The answer is no, not enough is being done. On the numbers I recall, a quarter of a million aboriginal youth between the ages of 18 and 34 are going to step out of the post-secondary education system with degrees. Is the corporate world ready to absorb these folks? During our royal commission, the Conference Board of Canada said it could only absorb 60,000 of those people.
There is not enough being done. What more needs to be done?
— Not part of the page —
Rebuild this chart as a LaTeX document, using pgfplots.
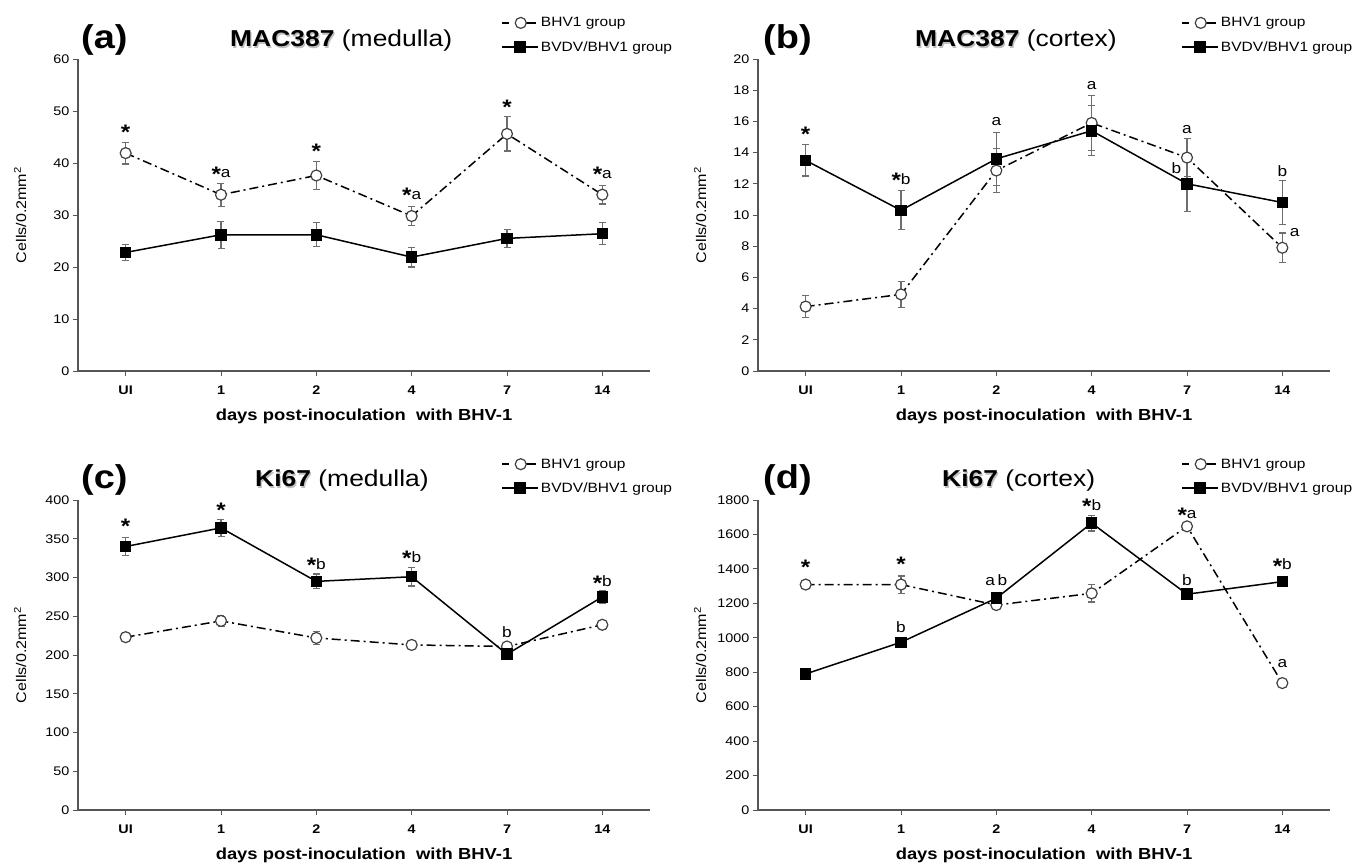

From a labour perspective, one of the things we are doing in the labour movement is recognizing what we need to change in the collective agreement process that will actually take a look at collective agreement language and be more welcoming to bringing in an aboriginal workforce. If we take a look at the shortfall we are going to be facing in terms of skills and labour shortages in the next six to twelve years, the only cohort in Canada that has a positive growth rate and has the capacity to address it is the aboriginal, Métis, and Inuit communities. From a labour perspective, from an employer perspective, from a community perspective, from an educational perspective, and from a collective agreement perspective, we need to double and triple our efforts at a rate that we can't do.
Bringing it back to the current context, I noticed a doubling of the ASEP program in the budget. It's great and good news, but it's not even close to the amount of investment in human resources and human capital that is necessary to deal with that. If we don't make a financial and political shift, we're going to miss out enormously.